COLLECTED MATERIAL ->
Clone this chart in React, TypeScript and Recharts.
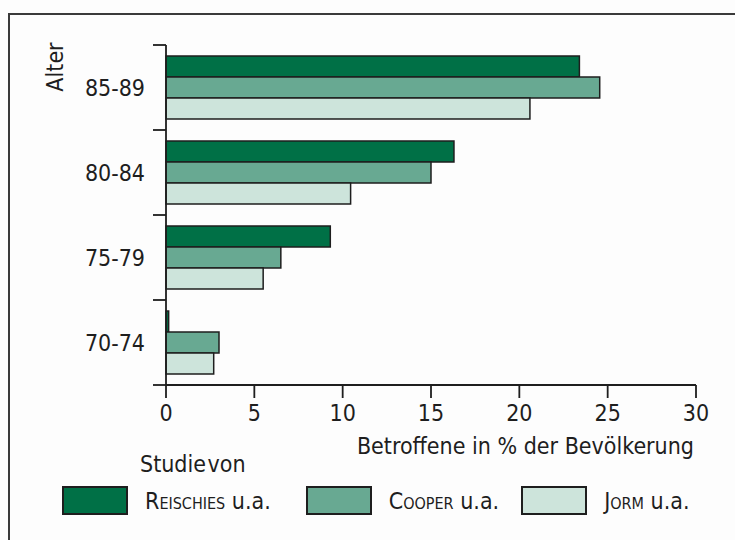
import React from 'react';
import { BarChart, Bar, XAxis, YAxis, Legend } from 'recharts';

const categories = ['85-89', '80-84', '75-79', '70-74'];
const reischies = [23.4, 16.3, 9.3, 0.15];
const cooper = [24.55, 15.0, 6.5, 3.0];
const jorm = [20.6, 10.45, 5.5, 2.7];
const xTicks = [0, 5, 10, 15, 20, 25, 30];
const seriesKeys = ['reischies', 'cooper', 'jorm'];
const seriesNames = ['Reischies', 'Cooper', 'Jorm'];
const seriesSuffix = ' u.a.';
const seriesColors = ['#007046', '#68A992', '#CDE4DB'];
const xLabel = 'Betroffene in % der Bevölkerung';
const yLabel = 'Alter';
const legendTitle = 'Studie von';

const data = categories.map((c, i) => ({
  cat: c,
  reischies: reischies[i],
  cooper: cooper[i],
  jorm: jorm[i],
}));

const FONT = "'DejaVu Sans Condensed', 'Liberation Sans Narrow', 'Open Sans', sans-serif";
const FS = 23;
const INK = '#1e1e1e';
const TICK_SIZE = 13;
const TICK_MARGIN = 8;

const YTick = (props: any) => {
  const { x, y, payload, index, visibleTicksCount } = props;
  const half = payload && typeof payload.offset === 'number' && payload.offset > 0 ? payload.offset : 42.5;
  const x1 = x + TICK_MARGIN;
  const x2 = x + TICK_MARGIN + TICK_SIZE;
  return (
    <g>
      <line x1={x1} x2={x2} y1={y - half} y2={y - half} stroke={INK} strokeWidth={1.8} />
      {index === visibleTicksCount - 1 && (
        <line x1={x1} x2={x2} y1={y + half} y2={y + half} stroke={INK} strokeWidth={1.8} />
      )}
      <text x={x} y={y} textAnchor="end" dominantBaseline="central" fontFamily={FONT} fontSize={FS} fill={INK}>
        {payload.value}
      </text>
    </g>
  );
};

const LegendContent = (props: any) => {
  const payload = [...(props.payload || [])].sort(
    (a: any, b: any) => seriesNames.indexOf(a.value) - seriesNames.indexOf(b.value)
  );
  const gaps = [35, 22, 0];
  return (
    <div style={{ fontFamily: FONT, color: INK, textAlign: 'left' }}>
      <div style={{ marginLeft: 140, fontSize: FS, lineHeight: '26px', wordSpacing: -5 }}>{legendTitle}</div>
      <div style={{ display: 'flex', alignItems: 'center', marginTop: 9, marginLeft: 62 }}>
        {payload.map((p: any, i: number) => (
          <div key={i} style={{ display: 'flex', alignItems: 'center', marginRight: gaps[i] ?? 20 }}>
            <div
              style={{
                width: 66,
                height: 29,
                boxSizing: 'border-box',
                border: `2px solid ${INK}`,
                background: p.color,
              }}
            />
            <span style={{ marginLeft: 17, fontSize: FS, whiteSpace: 'pre' }}>
              <span style={{ fontVariant: 'small-caps' }}>{p.value}</span>
              {seriesSuffix}
            </span>
          </div>
        ))}
      </div>
    </div>
  );
};

export default function App() {
  return (
    <div
      style={{
        position: 'absolute',
        left: 0,
        top: 0,
        width: 735,
        height: 540,
        overflow: 'hidden',
        background: '#fdfdfd',
      }}
    >
      <div
        style={{
          position: 'absolute',
          left: 8,
          top: 13,
          width: 760,
          height: 560,
          borderTop: '2px solid #3a3a3a',
          borderLeft: '2px solid #3a3a3a',
        }}
      />
      <BarChart
        width={735}
        height={540}
        data={data}
        layout="vertical"
        margin={{ top: 45, right: 39, bottom: 125, left: 66 }}
        barSize={21}
        barGap={0}
        style={{ position: 'absolute', left: 0, top: 0 }}
      >
        <XAxis
          type="number"
          domain={[0, 30]}
          ticks={xTicks}
          interval={0}
          height={30}
          tickSize={TICK_SIZE}
          tickMargin={7}
          axisLine={{ stroke: INK, strokeWidth: 1.8 }}
          tickLine={{ stroke: INK, strokeWidth: 1.8 }}
          tick={{ fill: INK, fontSize: FS, fontFamily: FONT }}
          label={{
            content: (p: any) => {
              const vb = p.viewBox;
              return (
                <text
                  x={vb.x + vb.width - 2}
                  y={vb.y + 61}
                  textAnchor="end"
                  dominantBaseline="central"
                  fontFamily={FONT}
                  fontSize={FS}
                  fill={INK}
                >
                  {xLabel}
                </text>
              );
            },
          }}
        />
        <YAxis
          type="category"
          dataKey="cat"
          width={100}
          tickSize={TICK_SIZE}
          tickMargin={TICK_MARGIN}
          tickLine={false}
          axisLine={{ stroke: INK, strokeWidth: 1.8 }}
          tick={<YTick />}
          interval={0}
          label={{
            content: (p: any) => {
              const vb = p.viewBox;
              const cx = vb.x - 11;
              const cy = vb.y + 22;
              return (
                <text
                  x={cx}
                  y={cy}
                  transform={`rotate(-90 ${cx} ${cy})`}
                  textAnchor="middle"
                  dominantBaseline="central"
                  fontFamily={FONT}
                  fontSize={FS}
                  fill={INK}
                >
                  {yLabel}
                </text>
              );
            },
          }}
        />
        <Legend
          layout="vertical"
          align="center"
          verticalAlign="middle"
          wrapperStyle={{ left: 0, top: 451, width: 735 }}
          content={<LegendContent />}
        />
        {seriesKeys.map((k, i) => (
          <Bar
            key={k}
            dataKey={k}
            name={seriesNames[i]}
            fill={seriesColors[i]}
            stroke={INK}
            strokeWidth={1.5}
            isAnimationActive={false}
          />
        ))}
      </BarChart>
    </div>
  );
}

EXERCISE REQUIREMENTS -> Every line above should be returned word for word, with the pictures left behind.

RESPONSE BELOW ->
Clone this chart in React, TypeScript and Recharts.
import React from 'react';
import { BarChart, Bar, XAxis, YAxis, Legend } from 'recharts';

const categories = ['85-89', '80-84', '75-79', '70-74'];
const reischies = [23.4, 16.3, 9.3, 0.15];
const cooper = [24.55, 15.0, 6.5, 3.0];
const jorm = [20.6, 10.45, 5.5, 2.7];
const xTicks = [0, 5, 10, 15, 20, 25, 30];
const seriesKeys = ['reischies', 'cooper', 'jorm'];
const seriesNames = ['Reischies', 'Cooper', 'Jorm'];
const seriesSuffix = ' u.a.';
const seriesColors = ['#007046', '#68A992', '#CDE4DB'];
const xLabel = 'Betroffene in % der Bevölkerung';
const yLabel = 'Alter';
const legendTitle = 'Studie von';

const data = categories.map((c, i) => ({
  cat: c,
  reischies: reischies[i],
  cooper: cooper[i],
  jorm: jorm[i],
}));

const FONT = "'DejaVu Sans Condensed', 'Liberation Sans Narrow', 'Open Sans', sans-serif";
const FS = 23;
const INK = '#1e1e1e';
const TICK_SIZE = 13;
const TICK_MARGIN = 8;

const YTick = (props: any) => {
  const { x, y, payload, index, visibleTicksCount } = props;
  const half = payload && typeof payload.offset === 'number' && payload.offset > 0 ? payload.offset : 42.5;
  const x1 = x + TICK_MARGIN;
  const x2 = x + TICK_MARGIN + TICK_SIZE;
  return (
    <g>
      <line x1={x1} x2={x2} y1={y - half} y2={y - half} stroke={INK} strokeWidth={1.8} />
      {index === visibleTicksCount - 1 && (
        <line x1={x1} x2={x2} y1={y + half} y2={y + half} stroke={INK} strokeWidth={1.8} />
      )}
      <text x={x} y={y} textAnchor="end" dominantBaseline="central" fontFamily={FONT} fontSize={FS} fill={INK}>
        {payload.value}
      </text>
    </g>
  );
};

const LegendContent = (props: any) => {
  const payload = [...(props.payload || [])].sort(
    (a: any, b: any) => seriesNames.indexOf(a.value) - seriesNames.indexOf(b.value)
  );
  const gaps = [35, 22, 0];
  return (
    <div style={{ fontFamily: FONT, color: INK, textAlign: 'left' }}>
      <div style={{ marginLeft: 140, fontSize: FS, lineHeight: '26px', wordSpacing: -5 }}>{legendTitle}</div>
      <div style={{ display: 'flex', alignItems: 'center', marginTop: 9, marginLeft: 62 }}>
        {payload.map((p: any, i: number) => (
          <div key={i} style={{ display: 'flex', alignItems: 'center', marginRight: gaps[i] ?? 20 }}>
            <div
              style={{
                width: 66,
                height: 29,
                boxSizing: 'border-box',
                border: `2px solid ${INK}`,
                background: p.color,
              }}
            />
            <span style={{ marginLeft: 17, fontSize: FS, whiteSpace: 'pre' }}>
              <span style={{ fontVariant: 'small-caps' }}>{p.value}</span>
              {seriesSuffix}
            </span>
          </div>
        ))}
      </div>
    </div>
  );
};

export default function App() {
  return (
    <div
      style={{
        position: 'absolute',
        left: 0,
        top: 0,
        width: 735,
        height: 540,
        overflow: 'hidden',
        background: '#fdfdfd',
      }}
    >
      <div
        style={{
          position: 'absolute',
          left: 8,
          top: 13,
          width: 760,
          height: 560,
          borderTop: '2px solid #3a3a3a',
          borderLeft: '2px solid #3a3a3a',
        }}
      />
      <BarChart
        width={735}
        height={540}
        data={data}
        layout="vertical"
        margin={{ top: 45, right: 39, bottom: 125, left: 66 }}
        barSize={21}
        barGap={0}
        style={{ position: 'absolute', left: 0, top: 0 }}
      >
        <XAxis
          type="number"
          domain={[0, 30]}
          ticks={xTicks}
          interval={0}
          height={30}
          tickSize={TICK_SIZE}
          tickMargin={7}
          axisLine={{ stroke: INK, strokeWidth: 1.8 }}
          tickLine={{ stroke: INK, strokeWidth: 1.8 }}
          tick={{ fill: INK, fontSize: FS, fontFamily: FONT }}
          label={{
            content: (p: any) => {
              const vb = p.viewBox;
              return (
                <text
                  x={vb.x + vb.width - 2}
                  y={vb.y + 61}
                  textAnchor="end"
                  dominantBaseline="central"
                  fontFamily={FONT}
                  fontSize={FS}
                  fill={INK}
                >
                  {xLabel}
                </text>
              );
            },
          }}
        />
        <YAxis
          type="category"
          dataKey="cat"
          width={100}
          tickSize={TICK_SIZE}
          tickMargin={TICK_MARGIN}
          tickLine={false}
          axisLine={{ stroke: INK, strokeWidth: 1.8 }}
          tick={<YTick />}
          interval={0}
          label={{
            content: (p: any) => {
              const vb = p.viewBox;
              const cx = vb.x - 11;
              const cy = vb.y + 22;
              return (
                <text
                  x={cx}
                  y={cy}
                  transform={`rotate(-90 ${cx} ${cy})`}
                  textAnchor="middle"
                  dominantBaseline="central"
                  fontFamily={FONT}
                  fontSize={FS}
                  fill={INK}
                >
                  {yLabel}
                </text>
              );
            },
          }}
        />
        <Legend
          layout="vertical"
          align="center"
          verticalAlign="middle"
          wrapperStyle={{ left: 0, top: 451, width: 735 }}
          content={<LegendContent />}
        />
        {seriesKeys.map((k, i) => (
          <Bar
            key={k}
            dataKey={k}
            name={seriesNames[i]}
            fill={seriesColors[i]}
            stroke={INK}
            strokeWidth={1.5}
            isAnimationActive={false}
          />
        ))}
      </BarChart>
    </div>
  );
}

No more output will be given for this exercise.